L’exposition est complétée par la présentation de carnets de croquis et d’études. Depuis presque une cinquantaine d’années, ils témoignant de ce que le regard de l’artiste doit à l’histoire, aux musées, à ses voyages et à ses rencontres. Ce contenu à la fois distancié et au contact immédiat des œuvres se poursuit et s’approfondit dans les films réalisés par Vincent Barré lui-même ou Pierre Creton.
Dans ce deuxième volet de l’exposition L’origine est proche, les formes créées par Vincent Barré au fil de sa longue production, viennent habiter un temps le musée du Temps.

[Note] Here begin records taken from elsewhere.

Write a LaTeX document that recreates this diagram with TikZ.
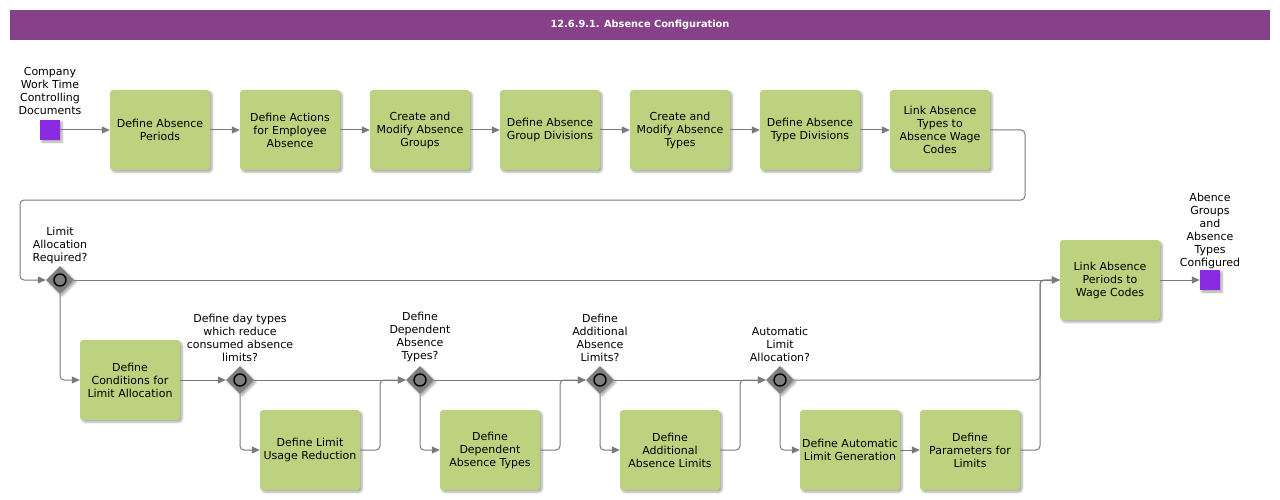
\documentclass[tikz,border=0pt]{standalone}
\usepackage{fontspec}
\setmainfont{DejaVu Sans}
\usetikzlibrary{arrows.meta,shapes.geometric,shadows.blur}
\definecolor{titlepurple}{HTML}{874189}
\definecolor{taskgreen}{HTML}{BDD27E}
\definecolor{eventpurple}{HTML}{8A2BE2}
\definecolor{gatewaygray}{HTML}{7F7F7F}
\definecolor{flowgray}{HTML}{7A7A7A}
\begin{document}
\begin{tikzpicture}[x=1pt,y=-1pt,
  font=\fontsize{11}{13}\selectfont,
  softshadow/.style={blur shadow={shadow xshift=2pt,shadow yshift=-2pt,shadow blur steps=4,shadow opacity=35}},
  task/.style={fill=taskgreen,rounded corners=3pt,minimum width=100pt,minimum height=80pt,align=center,inner sep=0pt,softshadow},
  event/.style={fill=eventpurple,minimum size=20pt,inner sep=0pt,softshadow},
  gateway/.style={diamond,fill=gatewaygray,minimum size=28pt,inner sep=0pt,softshadow,
    path picture={\draw[line width=1.4pt] (path picture bounding box.center) circle (6pt);}},
  note/.style={align=center,inner sep=1pt},
  flow/.style={draw=flowgray,line width=1pt,rounded corners=4pt,-{Triangle[length=8pt,width=7pt]}}]
\useasboundingbox (0,0) rectangle (1280,500);

\node[fill=titlepurple,minimum width=1260pt,minimum height=30pt,text=white,font=\bfseries\fontsize{9.8}{12}\selectfont] (title) at (640,25) {12.6.9.1. Absence Configuration};

% first row
\node[event,label={[note,label distance=4pt]above:Company\\Work Time\\Controlling\\Documents}] (start) at (50,130) {};
\node[task] (n1) at (160,130) {Define Absence\\Periods};
\node[task] (n2) at (290,130) {Define Actions\\for Employee\\Absence};
\node[task] (n3) at (420,130) {Create and\\Modify Absence\\Groups};
\node[task] (n4) at (550,130) {Define Absence\\Group Divisions};
\node[task] (n5) at (680,130) {Create and\\Modify Absence\\Types};
\node[task] (n6) at (810,130) {Define Absence\\Type Divisions};
\node[task] (n7) at (940,130) {Link Absence\\Types to\\Absence Wage\\Codes};

% gateways
\node[gateway,label={[note,label distance=1pt]above:Limit\\Allocation\\Required?}] (g1) at (60,280) {};
\node[gateway,label={[note,label distance=3pt]above:Define day types\\which reduce\\consumed absence\\limits?}] (g2) at (240,380) {};
\node[gateway,label={[note,label distance=3pt]above:Define\\Dependent\\Absence\\Types?}] (g3) at (420,380) {};
\node[gateway,label={[note,label distance=3pt]above:Define\\Additional\\Absence\\Limits?}] (g4) at (600,380) {};
\node[gateway,label={[note,label distance=3pt]above:Automatic\\Limit\\Allocation?}] (g5) at (780,380) {};

% lower tasks
\node[task] (c1) at (130,380) {Define\\Conditions for\\Limit Allocation};
\node[task] (r1) at (310,450) {Define Limit\\Usage Reduction};
\node[task] (d1) at (490,450) {Define\\Dependent\\Absence Types};
\node[task] (l1) at (670,450) {Define\\Additional\\Absence Limits};
\node[task] (a1) at (850,450) {Define Automatic\\Limit Generation};
\node[task] (p1) at (970,450) {Define\\Parameters for\\Limits};
\node[task] (link) at (1110,280) {Link Absence\\Periods to\\Wage Codes};
\node[event,label={[note]above:Abence\\Groups\\and\\Absence\\Types\\Configured}] (finish) at (1210,280) {};

% connectors
\draw[flow] (start) -- (n1);
\draw[flow] (n1) -- (n2);
\draw[flow] (n2) -- (n3);
\draw[flow] (n3) -- (n4);
\draw[flow] (n4) -- (n5);
\draw[flow] (n5) -- (n6);
\draw[flow] (n6) -- (n7);
\draw[flow] (n7.east) -- (1025,130) -- (1025,200) -- (20,200) -- (20,280) -- (g1.west);
\draw[flow] (g1.east) -- (link.west);
\draw[flow] (g1.south) |- (c1.west);
\draw[flow] (c1.east) -- (g2.west);
\draw[flow] (g2.east) -- (g3.west);
\draw[flow] (g2.south) |- (r1.west);
\draw[flow] (r1.east) -- (380,450) |- (g3.west);
\draw[flow] (g3.east) -- (g4.west);
\draw[flow] (g3.south) |- (d1.west);
\draw[flow] (d1.east) -- (560,450) |- (g4.west);
\draw[flow] (g4.east) -- (g5.west);
\draw[flow] (g4.south) |- (l1.west);
\draw[flow] (l1.east) -- (740,450) |- (g5.west);
\draw[flow] (g5.east) -- (1040,380) |- (link.west);
\draw[flow] (g5.south) |- (a1.west);
\draw[flow] (a1) -- (p1);
\draw[flow] (p1.east) -- (1040,450) |- (link.west);
\draw[flow] (link) -- (finish);
\end{tikzpicture}
\end{document}
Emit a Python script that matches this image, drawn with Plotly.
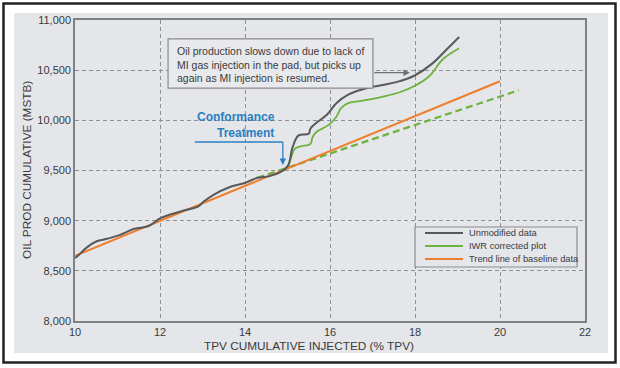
import plotly.graph_objects as go

# Unmodified data (TPV %, MSTB)
unmod_x = [10.0, 10.05, 10.28, 10.51, 10.75, 11.03, 11.4, 11.72, 12.0, 12.24, 12.61, 12.89, 13.03, 13.26,
           13.63, 14.0, 14.29, 14.57, 14.85, 15.01, 15.12, 15.26, 15.5, 15.54, 15.68, 15.92, 16.15, 16.43,
           16.9, 17.31, 17.64, 17.97, 18.39, 18.76, 19.04]
unmod_y = [8630, 8643, 8734, 8795, 8819, 8853, 8920, 8944, 9022, 9062, 9106, 9140, 9191, 9258,
           9333, 9377, 9427, 9444, 9488, 9546, 9732, 9850, 9867, 9918, 9975, 10053, 10171, 10256,
           10324, 10357, 10391, 10442, 10560, 10713, 10831]

# IWR corrected plot
iwr_x = [14.9, 15.03, 15.17, 15.31, 15.54, 15.59, 15.68, 15.96, 16.15, 16.26, 16.43, 16.8, 17.27, 17.64,
         18.01, 18.34, 18.66, 19.04]
iwr_y = [9500, 9563, 9716, 9740, 9766, 9833, 9884, 9952, 10036, 10121, 10171, 10198, 10239, 10280,
         10347, 10442, 10611, 10719]

# IWR corrected trend (dashed)
iwr_trend_x = [14.29, 20.44]
iwr_trend_y = [9427, 10300]

# Trend line of baseline data
trend_x = [10.0, 20.0]
trend_y = [8650, 10390]

x_ticks = [10, 12, 14, 16, 18, 20, 22]
y_ticks = [8000, 8500, 9000, 9500, 10000, 10500, 11000]

legend_names = ["Unmodified data", "IWR corrected plot", "Trend line of baseline data"]
legend_colors = ["#58595b", "#6db33f", "#f07d2a"]

x_title = "TPV CUMULATIVE INJECTED (% TPV)"
y_title = "OIL PROD CUMULATIVE (MSTB)"

FONT = "Liberation Sans, Arial, sans-serif"
PANEL = "#e5e6ea"
TXT = "#3a3a3c"

L, R, T, B = 75, 35, 20, 47
W, H = 620, 368
PW, PH = W - L - R, H - T - B

def px_x(px):
    return (px - L) / PW

def px_y(py):
    return (H - B - py) / PH

fig = go.Figure()
fig.add_trace(go.Scatter(x=iwr_trend_x, y=iwr_trend_y, mode="lines", showlegend=False,
                         line=dict(color=legend_colors[1], width=2.2, dash="7px,4px")))
fig.add_trace(go.Scatter(x=trend_x, y=trend_y, mode="lines", name=legend_names[2], showlegend=False,
                         line=dict(color=legend_colors[2], width=2)))
fig.add_trace(go.Scatter(x=iwr_x, y=iwr_y, mode="lines", name=legend_names[1], showlegend=False,
                         line=dict(color=legend_colors[1], width=1.8, shape="spline")))
fig.add_trace(go.Scatter(x=unmod_x, y=unmod_y, mode="lines", name=legend_names[0], showlegend=False,
                         line=dict(color=legend_colors[0], width=2, shape="spline")))

shapes = [
    dict(type="rect", xref="paper", yref="paper", x0=px_x(14), x1=px_x(608),
         y0=px_y(353), y1=px_y(13), line=dict(width=0),
         fillcolor=PANEL, layer="below"),
    dict(type="rect", xref="paper", yref="paper", x0=px_x(3.5), x1=px_x(615.5),
         y0=px_y(362.5), y1=px_y(3.5), line=dict(color="#222", width=2.5),
         fillcolor="rgba(0,0,0,0)", layer="below"),
    # annotation box
    dict(type="rect", xref="x", yref="y", x0=12.19, x1=17.01, y0=10322, y1=10811,
         line=dict(color="#8a8b8d", width=1.2), fillcolor="#e8e9ec", layer="above"),
    # Conformance line
    dict(type="line", xref="x", yref="y", x0=12.82, x1=14.89, y0=9784, y1=9784,
         line=dict(color="#2a7fc1", width=1.3)),
    dict(type="line", xref="x", yref="y", x0=14.89, x1=14.89, y0=9784, y1=9630,
         line=dict(color="#2a7fc1", width=1.3)),
    # legend box
    dict(type="rect", xref="paper", yref="paper", x0=px_x(415), x1=px_x(577),
         y0=px_y(267), y1=px_y(227), line=dict(color="#8a8b8d", width=1.2),
         fillcolor=PANEL, layer="above"),
]

annotations = [
    dict(x=12.35, y=10561, xref="x", yref="y", xanchor="left", yanchor="middle", showarrow=False,
         align="left", text="Oil production slows down due to lack of<br>MI gas injection in the pad, but picks up<br>again as MI injection is resumed.",
         font=dict(family=FONT, size=10.5, color=TXT)),
    dict(x=17.88, y=10475, ax=17.01, ay=10475, xref="x", yref="y", axref="x", ayref="y",
         showarrow=True, arrowhead=2, arrowsize=1, arrowwidth=1.3, arrowcolor="#6d6e70", text=""),
    dict(x=14.89, y=9554, ax=14.89, ay=9650, xref="x", yref="y", axref="x", ayref="y",
         showarrow=True, arrowhead=2, arrowsize=1, arrowwidth=1.3, arrowcolor="#2a7fc1", text=""),
    dict(x=14.75, y=9958, xref="x", yref="y", xanchor="right", yanchor="middle", showarrow=False,
         align="right", text="<b>Conformance</b><br><b>Treatment</b>",
         font=dict(family=FONT, size=12, color="#2a7fc1")),
    dict(x=px_x(309), y=px_y(346), xref="paper", yref="paper", xanchor="center", yanchor="middle",
         showarrow=False, text=x_title, font=dict(family=FONT, size=11.8, color=TXT)),
    dict(x=px_x(27), y=px_y(170), xref="paper", yref="paper", xanchor="center", yanchor="middle",
         showarrow=False, text=y_title, textangle=-90, font=dict(family=FONT, size=11.8, color=TXT)),
]

leg_y = [233, 246, 259]
for name, color, yy in zip(legend_names, legend_colors, leg_y):
    shapes.append(dict(type="line", xref="paper", yref="paper", x0=px_x(425), x1=px_x(463),
                       y0=px_y(yy), y1=px_y(yy), line=dict(color=color, width=2)))
    annotations.append(dict(x=px_x(467), y=px_y(yy), xref="paper", yref="paper", xanchor="left",
                            yanchor="middle", showarrow=False, text=name,
                            font=dict(family=FONT, size=9.3, color=TXT)))

grid = dict(showgrid=True, gridcolor="#8f9093", griddash="4px,3px", gridwidth=1.2,
            showline=True, linecolor="#7f8083", linewidth=1.6, mirror=True,
            ticks="", zeroline=False, automargin=False)

fig.update_layout(
    width=W, height=H,
    margin=dict(l=L, r=R, t=T, b=B),
    paper_bgcolor="white",
    plot_bgcolor=PANEL,
    shapes=shapes,
    annotations=annotations,
    showlegend=False,
    font=dict(family=FONT, size=11, color=TXT),
    xaxis=dict(range=[10, 22], tickvals=x_ticks, ticktext=[str(v) for v in x_ticks], **grid),
    yaxis=dict(range=[8000, 11000], tickvals=y_ticks, ticktext=[f"{v:,}" for v in y_ticks], **grid),
)

fig.write_html("out.html", config={"displayModeBar": False},
               post_script="document.body.style.margin='0';")
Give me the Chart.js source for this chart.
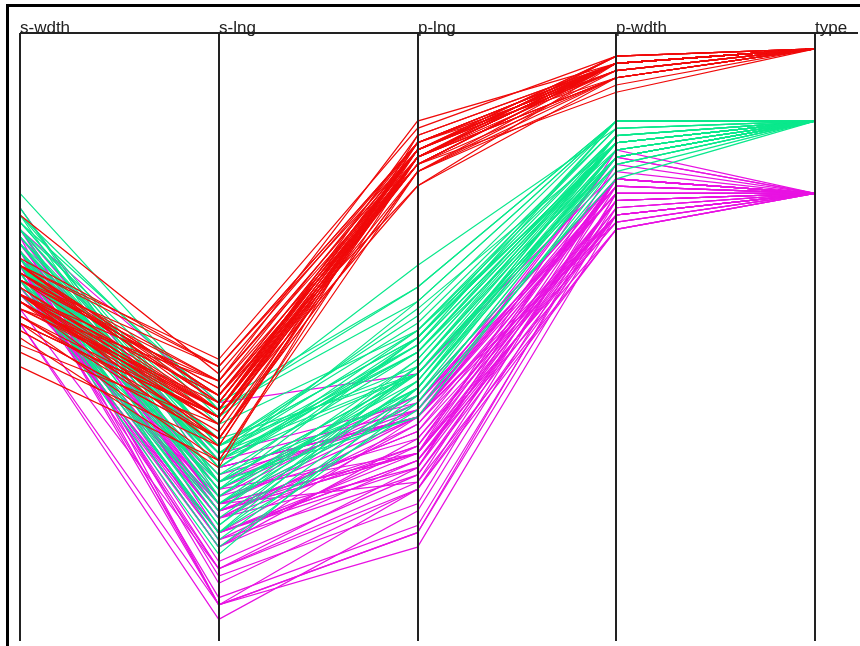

Solitaires et hiératiques, elles semblent héritées d’ancêtres obscurs. Des Parques (1982) aux Doigts de Bouddha (2007), toutes trouvent naturellement leur place au musée, elles réinvestissent l’univers mythologique. À travers les torsions de bronze notamment du Laocoon VII, les grès ou les assemblages, l’artiste témoigne de son « besoin de prendre pied dans le fond des âges, de ce qui est à l’origine du côté brut de la matière, de la vision, de la possession ». Le temps semble sortir de ses gonds et vouloir resurgir en partie méconnaissable du passé. Cette importance de la représentation du temps n’a pas échappé à Claire Stoullig, elle écrit à propos de Vincent Barré : « Que l’on découvre les sculptures de Vincent Barré dans le silence de l‘atelier, l’œil paraît s’entretenir avec quelque forme perdue dont l’origine pourrait être plus lointaine que son propre passé, laissant resurgir une image quelque part enfouie, interdite, en-deçà de son expérience visuelle, image qui aurait échappé aux Divinités du Destin ».